Virginia Woolf

Virginia Woolf's statement in "Shakespeare's Sister" that women were of great imaginative but little practical importance, in my opinion, requires a little qualification with respect to the position of women during the Middle Ages and Renaissance.
Her thesis, that women were very much second class citizens, that they were not given the chance to be educated, that they were not taken seriously by a male-dominated society, that a woman of genius could not have developed her genius in the England of Shakespeares day, is irrefutable.
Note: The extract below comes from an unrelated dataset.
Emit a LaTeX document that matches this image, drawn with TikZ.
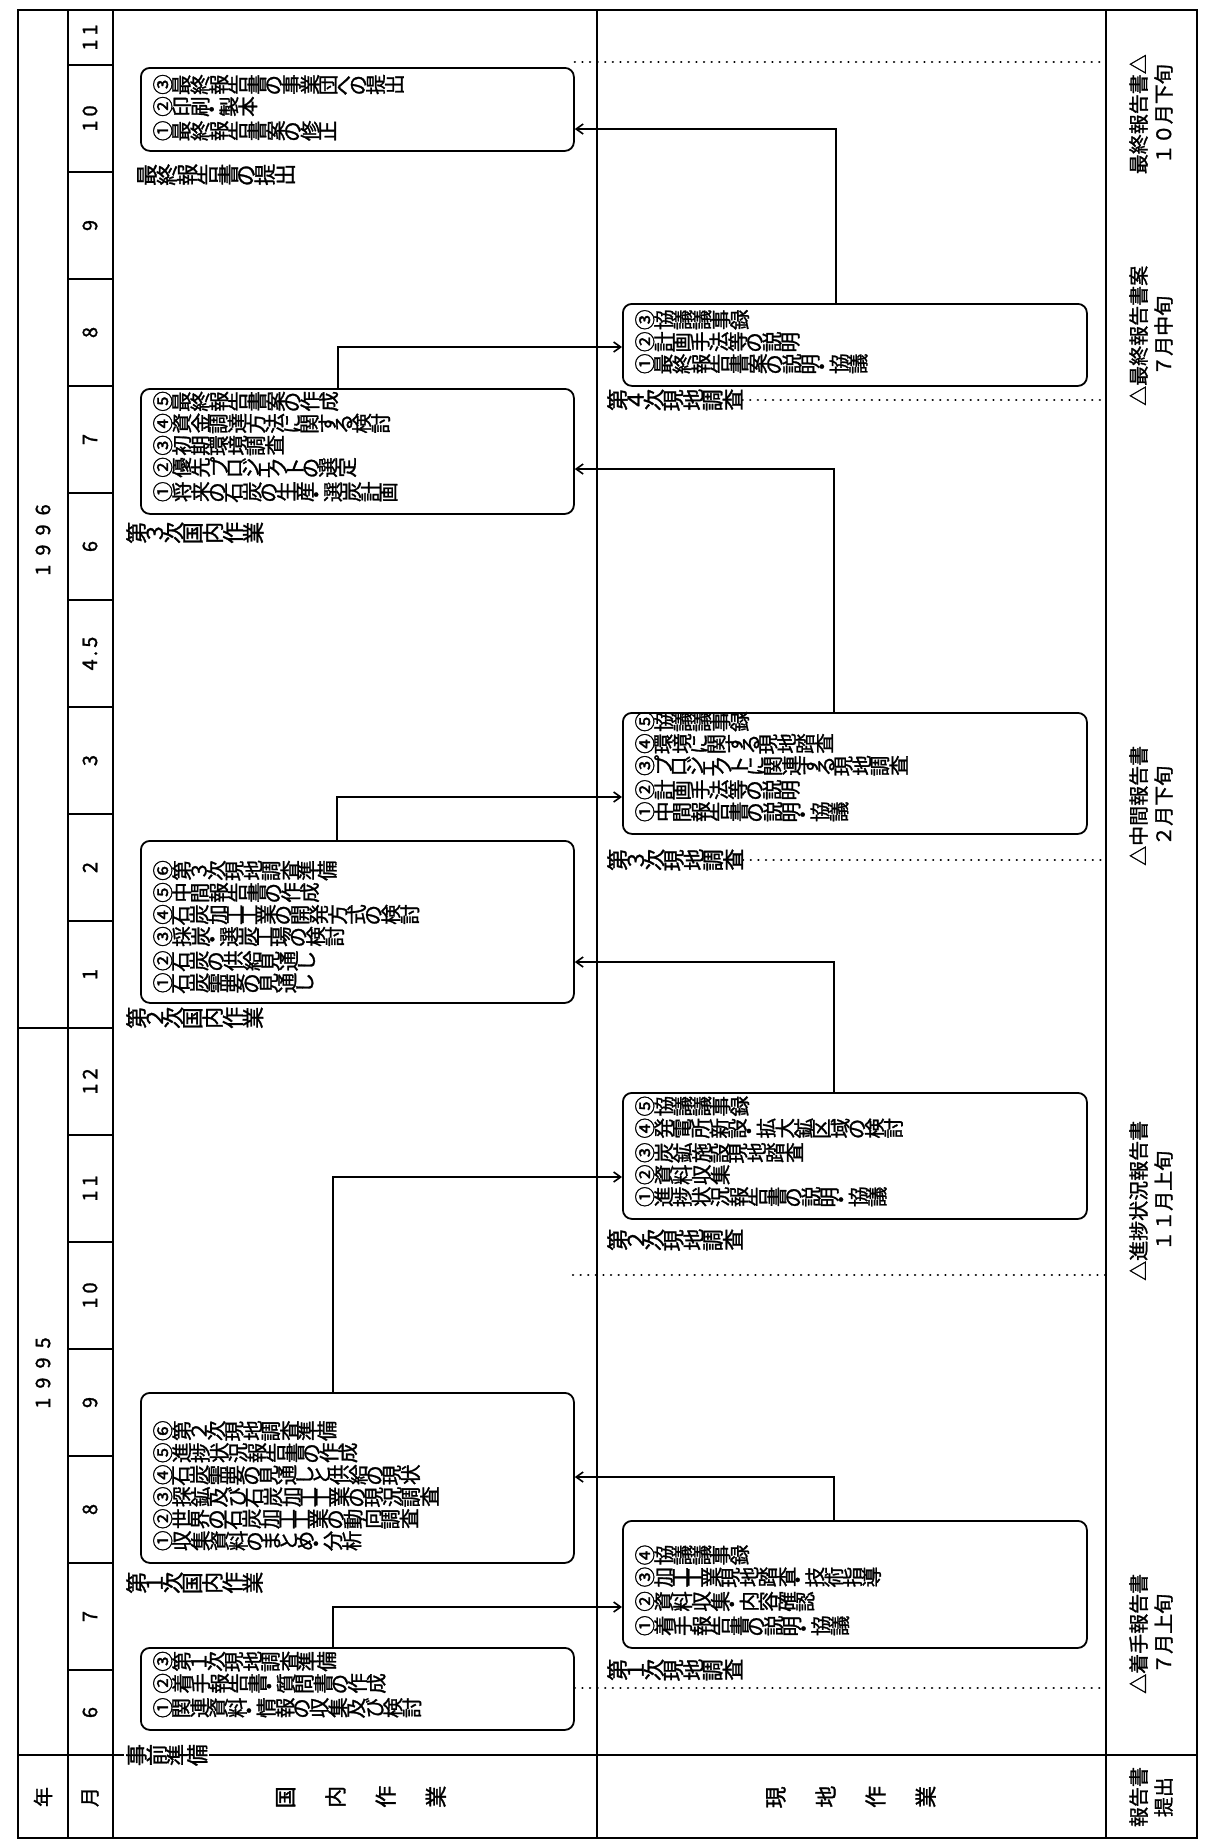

And it is also the case that, despite the exalted position accorded to women by the literature of courtly love and such poets as Sidney, exalted positions which were romantically fictive and imaginative, power in society was largely something of, by, and for men.
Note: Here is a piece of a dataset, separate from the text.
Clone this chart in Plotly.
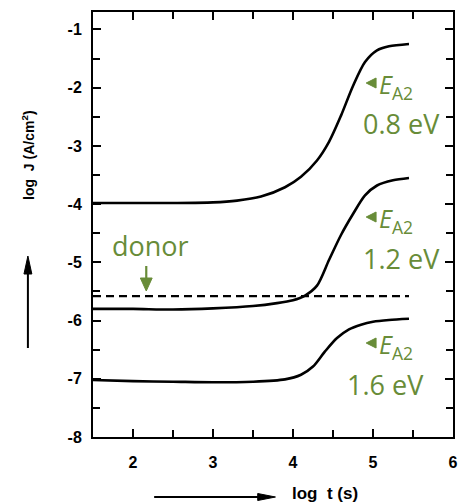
import plotly.graph_objects as go

# ---- data ----
t_08 = [1.5, 2.0, 2.5, 3.0, 3.3, 3.6, 3.9, 4.1, 4.3, 4.45, 4.6, 4.75, 4.9, 5.05, 5.2, 5.45]
j_08 = [-3.98, -3.98, -3.98, -3.97, -3.94, -3.87, -3.71, -3.53, -3.25, -2.93, -2.48, -1.97, -1.56, -1.36, -1.29, -1.25]

t_12 = [1.5, 2.0, 2.5, 3.0, 3.5, 3.8, 4.0, 4.15, 4.3, 4.45, 4.6, 4.75, 4.9, 5.05, 5.25, 5.45]
j_12 = [-5.80, -5.80, -5.81, -5.79, -5.75, -5.70, -5.65, -5.57, -5.40, -4.96, -4.53, -4.17, -3.85, -3.68, -3.59, -3.55]

t_16 = [1.5, 2.0, 2.5, 3.0, 3.5, 3.9, 4.1, 4.25, 4.4, 4.55, 4.7, 4.85, 5.0, 5.2, 5.45]
j_16 = [-7.02, -7.04, -7.05, -7.06, -7.05, -7.01, -6.93, -6.79, -6.53, -6.30, -6.15, -6.07, -6.02, -5.99, -5.97]

t_donor = [1.5, 5.45]
j_donor = [-5.58, -5.58]

x_ticks = [2, 3, 4, 5, 6]
x_ticktext = ["2", "3", "4", "5", "6"]
y_ticks = [-1, -2, -3, -4, -5, -6, -7, -8]
y_ticktext = ["-1", "-2", "-3", "-4", "-5", "-6", "-7", "-8"]

labels = ["0.8 eV", "1.2 eV", "1.6 eV"]

GREEN = "rgb(104,140,56)"
W, H = 464, 504
L, R, T, B = 93, 458, 12, 437


def px(x):
    return (x - L) / (R - L)


def py(y):
    return (B - y) / (B - T)


fig = go.Figure()
line = dict(color="black", width=2.6, shape="spline", smoothing=0.8)
for tx, jy in [(t_08, j_08), (t_12, j_12), (t_16, j_16)]:
    fig.add_trace(go.Scatter(x=tx, y=jy, mode="lines", line=line, hoverinfo="skip"))
fig.add_trace(go.Scatter(x=t_donor, y=j_donor, mode="lines",
                         line=dict(color="black", width=2.2, dash="8px,5px"), hoverinfo="skip"))

axis_common = dict(showline=True, linecolor="black", linewidth=2, mirror="ticks",
                   ticks="inside", ticklen=8, tickwidth=2, tickcolor="black",
                   showgrid=False, zeroline=False,
                   tickfont=dict(family="Liberation Sans", size=16, color="black", weight="bold"),
                   minor=dict(dtick=0.5, ticks="inside", ticklen=7, tickwidth=2, tickcolor="black", showgrid=False))

fig.update_xaxes(range=[1.5, 6], tickvals=x_ticks, ticktext=x_ticktext, ticklabelstandoff=10, **axis_common)
fig.update_yaxes(range=[-8, -0.7], tickvals=y_ticks, ticktext=y_ticktext, ticklabelstandoff=6, **axis_common)

ann = []
shapes = []


def tri(p1, p2, p3, color):
    path = "M {} {} L {} {} L {} {} Z".format(px(p1[0]), py(p1[1]), px(p2[0]), py(p2[1]), px(p3[0]), py(p3[1]))
    return dict(type="path", xref="paper", yref="paper", path=path,
                fillcolor=color, line=dict(color=color, width=1))


def seg(x0, y0, x1, y1, color, w):
    return dict(type="line", xref="paper", yref="paper", x0=px(x0), y0=py(y0), x1=px(x1), y1=py(y1),
                line=dict(color=color, width=w))


# label groups: (triangle y center, E-line y, eV center y, eV left x)
groups = [(83, 86, 123, 367), (217, 220, 258, 367), (343, 346, 384, 350)]
for (ty, ey, vy, vx), lab in zip(groups, labels):
    shapes.append(tri((370, ty), (380, ty - 5), (380, ty + 5), GREEN))
    ann.append(dict(x=px(381), y=py(ey), xref="paper", yref="paper", text="<i>E</i><sub>A2</sub>",
                    showarrow=False, xanchor="left", yanchor="middle", height=30,
                    font=dict(family="Open Sans", size=25, color=GREEN)))
    ann.append(dict(x=px(vx - 2), y=py(vy), xref="paper", yref="paper", text=lab,
                    showarrow=False, xanchor="left", yanchor="middle", height=30,
                    font=dict(family="Open Sans", size=27, color=GREEN)))

# donor label and arrow
ann.append(dict(x=px(151), y=py(246), xref="paper", yref="paper", text="donor",
                showarrow=False, xanchor="center", yanchor="middle",
                font=dict(family="Open Sans", size=27, color=GREEN)))
shapes.append(seg(147, 266, 147, 281, GREEN, 2.2))
shapes.append(tri((147, 291), (141, 278), (153, 278), GREEN))

# axis titles with arrows
ann.append(dict(x=px(27), y=py(155), xref="paper", yref="paper", text="log  J (A/cm<sup>2</sup>)",
                showarrow=False, textangle=-90, xanchor="center", yanchor="middle",
                font=dict(family="Liberation Sans", size=14, color="black", weight="bold")))
shapes.append(seg(27, 348, 27, 268, "black", 2))
shapes.append(tri((27, 256), (23, 274), (31, 274), "black"))

ann.append(dict(x=px(328), y=py(494), xref="paper", yref="paper", text="log  t (s)",
                showarrow=False, xanchor="center", yanchor="middle",
                font=dict(family="Liberation Sans", size=17, color="black", weight="bold")))
shapes.append(seg(155, 497, 264, 497, "black", 2))
shapes.append(tri((278, 497), (260, 493.5), (260, 500.5), "black"))

fig.update_layout(width=W, height=H, margin=dict(l=L, r=W - R, t=T, b=H - B),
                  plot_bgcolor="white", paper_bgcolor="white", showlegend=False,
                  annotations=ann, shapes=shapes)

fig.write_html("out.html", config={"displayModeBar": False},
               post_script="document.body.style.margin='0';document.body.style.overflow='hidden';")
But if we take the phrase "practically she is completely insignificant" literally, then it is tainted by hyperbole. Was Eleanor of Aquitaine insignificant? Were women like the "Wife of Bath" (and certainly there must have been real, middle class women like her) people that, in their social milieu, apt to have been deemed insignificant? Was Margaret of Navarre insignificant, or Lucrezia Borgia, or Good Queen Bess insignificant?
True, Woolf is talking largely in terms of literature and largely in terms of the middle class. But later on in A Room of One's Own she makes a remark which displays a certain Bloomsbury snobbery, "genius like Shakespeare's is not born among labouring, uneducated, servile people". What about John Bunyan then? What about Cobbett or Tom Paine? Fine writers of humble origins. Not possessed of the genius of Shakespeare, but then, who else is?